The battle between financial institutions and fraudsters has entered a new phase, one increasingly defined by machine learning capabilities on both sides. As payment systems have digitized and transaction volumes have exploded, the traditional rule-based approaches to fraud detection have proven inadequate against sophisticated criminal networks. Financial institutions are responding by deploying artificial intelligence systems that can analyze patterns across millions of transactions in real time, identifying anomalies that human analysts would never catch and adapting continuously as fraud tactics evolve.
The scale of the problem demands technological solutions. Global payment fraud losses are estimated to exceed $40 billion annually, with card-not-present fraud, account takeover attacks, and synthetic identity schemes representing the fastest-growing categories. Traditional fraud detection relied on static rules—flagging transactions above certain amounts, in certain geographies, or matching known fraud patterns. While these systems caught obvious cases, they generated excessive false positives that frustrated legitimate customers while simultaneously missing novel attack vectors that criminals rapidly developed.

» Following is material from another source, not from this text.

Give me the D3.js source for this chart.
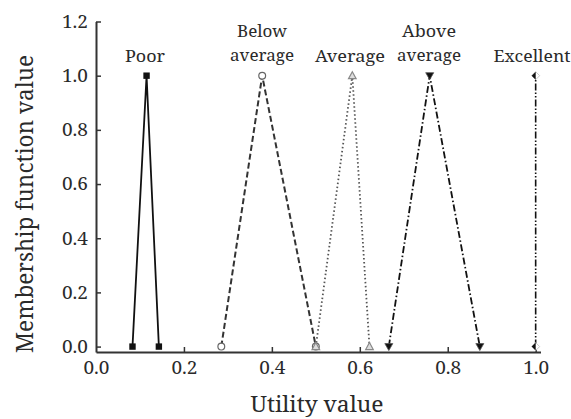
<!DOCTYPE html>
<html><head><meta charset="utf-8">
<script src="https://cdn.jsdelivr.net/npm/d3@7"></script>
<style>body{margin:0;background:#fff}svg{display:block}</style>
</head><body><svg id="c" width="571" height="419"></svg>
<script>
const FONT = '"Noto Serif","DejaVu Serif",serif';
const categories = ["Poor","Below average","Average","Above average","Excellent"];
const poorX = [0.083, 0.115, 0.143], poorY = [0, 1, 0];
const belowX = [0.285, 0.378, 0.5], belowY = [0, 1, 0];
const avgX = [0.5, 0.583, 0.622], avgY = [0, 1, 0];
const aboveX = [0.666, 0.759, 0.873], aboveY = [0, 1, 0];
const excX = [1.0, 1.0], excY = [0, 1];
const xTicks = [0, 0.2, 0.4, 0.6, 0.8, 1.0];
const yTicks = [0, 0.2, 0.4, 0.6, 0.8, 1.0, 1.2];

const svg = d3.select("#c");
const x = d3.scaleLinear().domain([0, 1.011]).range([96, 540.5]);
const y = d3.scaleLinear().domain([-0.02, 1.2]).range([352, 21.5]);

const xa = svg.append("g").attr("transform","translate(0,352)")
  .call(d3.axisBottom(x).tickValues(xTicks).tickSize(-5).tickSizeOuter(0).tickPadding(9).tickFormat(d3.format(".1f")));
const ya = svg.append("g").attr("transform","translate(96,0)")
  .call(d3.axisLeft(y).tickValues(yTicks).tickSize(-5).tickSizeOuter(0).tickPadding(8).tickFormat(d3.format(".1f")));
[xa, ya].forEach(g => {
  g.select(".domain").attr("stroke","#333").attr("stroke-width",2);
  g.selectAll(".tick line").attr("stroke","#333").attr("stroke-width",1.5);
  g.selectAll(".tick text").attr("font-size",18.5).attr("fill","#2a2a2a")
    .attr("font-family",FONT)
    .attr("textLength",26).attr("lengthAdjust","spacingAndGlyphs");
});
xa.select(".tick").select("line").remove();

const series = [
  {xs: poorX, ys: poorY, color:"#111", dash:null, w:1.8, sym:"square"},
  {xs: belowX, ys: belowY, color:"#333", dash:"6,3", w:2, sym:"circle"},
  {xs: avgX, ys: avgY, color:"#555", dash:"1.5,2.5", w:1.8, sym:"tri"},
  {xs: aboveX, ys: aboveY, color:"#111", dash:"7,2.5,1.5,2.5", w:1.8, sym:"tridown"},
  {xs: excX, ys: excY, color:"#111", dash:"7,2,1.5,2,1.5,2", w:1.6, sym:"diamond"}
];
const line = d3.line().x(d => x(d[0])).y(d => y(d[1]));
series.forEach(s => {
  const pts = s.xs.map((v,i) => [v, s.ys[i]]);
  svg.append("path").attr("d", line(pts)).attr("fill","none")
    .attr("stroke", s.color).attr("stroke-width", s.w)
    .attr("stroke-dasharray", s.dash);
  pts.forEach(p => {
    const cx = x(p[0]), cy = y(p[1]);
    const g = svg.append("g").attr("transform", `translate(${cx},${cy})`);
    if (s.sym === "square") g.append("rect").attr("x",-3.2).attr("y",-3.2).attr("width",6.4).attr("height",6.4).attr("fill","#111");
    if (s.sym === "circle") g.append("circle").attr("r",3.4).attr("fill","#fff").attr("stroke","#666").attr("stroke-width",1.2);
    if (s.sym === "tri") g.append("path").attr("d","M0,-4L3.8,3L-3.8,3Z").attr("fill","#ddd").attr("stroke","#888").attr("stroke-width",1.2);
    if (s.sym === "tridown") g.append("path").attr("d","M-4,-3L4,-3L0,4Z").attr("fill","#111").attr("stroke","#555").attr("stroke-width",0.8);
    if (s.sym === "diamond") {
      g.append("path").attr("d","M0,-4L4,0L0,4L-4,0Z").attr("fill","#fff").attr("stroke","#bbb").attr("stroke-width",0.8);
      g.append("path").attr("d","M0,-4L0,4L-4,0Z").attr("fill","#111");
    }
  });
});

// category labels
const labels = [
  {lines:["Poor"], cx:145, widths:[40]},
  {lines:["Below","average"], cx:262, widths:[50,64]},
  {lines:["Average"], cx:350, widths:[70]},
  {lines:["Above","average"], cx:429, widths:[54,64]},
  {lines:["Excellent"], cx:532, widths:[77]}
];
labels.forEach((l,i) => {
  const n = l.lines.length;
  l.lines.forEach((t,j) => {
    const base = n === 1 ? 61.5 : (j === 0 ? 36.5 : 60.5);
    svg.append("text").attr("x", l.cx).attr("y", base).attr("text-anchor","middle")
      .attr("font-family",FONT).attr("fill","#2a2a2a")
      .attr("font-size",16).attr("textLength", l.widths[j]).attr("lengthAdjust","spacingAndGlyphs")
      .text(t);
  });
});

svg.append("text").attr("x", 317).attr("y", 412).attr("text-anchor","middle")
  .attr("font-family",FONT).attr("fill","#2a2a2a")
  .attr("font-size",22).attr("textLength",133).attr("lengthAdjust","spacingAndGlyphs").text("Utility value");
svg.append("text").attr("transform","translate(33,204) rotate(-90)").attr("text-anchor","middle")
  .attr("font-family",FONT).attr("fill","#2a2a2a")
  .attr("font-size",23).attr("textLength",298).attr("lengthAdjust","spacingAndGlyphs").text("Membership function value");
</script></body></html>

Machine learning approaches fundamentally change this dynamic. Rather than relying on predefined rules, AI systems learn from historical transaction data to develop nuanced models of normal behavior for individual customers, merchant categories, and transaction types. These models can detect subtle deviations—a slightly unusual purchase time, a new device combined with a distant location, spending patterns that diverge from established baselines—and aggregate multiple weak signals into confident fraud predictions. The result is both higher detection rates and lower false positive rates than rule-based systems achieve.
Network analysis represents one of the most powerful applications of AI in fraud detection. Criminal operations rarely involve single actors; rather, they typically include networks of compromised accounts, money mules, and coordinated attack patterns. Graph-based machine learning can identify these hidden connections, revealing relationships between entities that appear unrelated when examined individually. A series of small transactions that individually appear innocuous may form a clear pattern when viewed as a connected network, enabling detection of fraud rings that would otherwise evade account-level monitoring.
Real-time decision-making has become the operational standard. Modern fraud detection systems must render verdicts in milliseconds, as transaction authorization delays create friction that damages customer experience. This latency requirement shapes the architecture of AI systems, favoring models that balance accuracy against computational efficiency. The most sophisticated implementations use cascading approaches, with simple models handling clearly legitimate transactions immediately while more complex analysis is reserved for edge cases requiring deeper evaluation.
The arms race dynamic is inescapable. As financial institutions deploy more sophisticated detection capabilities, fraudsters adapt their techniques accordingly. Generative AI tools have emerged that can create convincing synthetic identities, deepfake documents, and automated social engineering attacks. The same machine learning techniques that enable fraud detection can be repurposed for fraud execution, creating a technological competition where defensive capabilities must continuously evolve to maintain effectiveness.
Regulatory and ethical considerations add complexity to AI deployment in fraud detection. Explainability requirements—the ability to articulate why a particular transaction was flagged—create tension with the most powerful machine learning techniques, which often operate as "black boxes" whose decision logic resists simple explanation. Bias concerns arise when models trained on historical data perpetuate discriminatory patterns, potentially flagging legitimate transactions from certain demographic groups at higher rates. Financial institutions navigating these challenges must balance detection effectiveness against fairness, transparency, and regulatory compliance requirements that continue to evolve alongside the technology.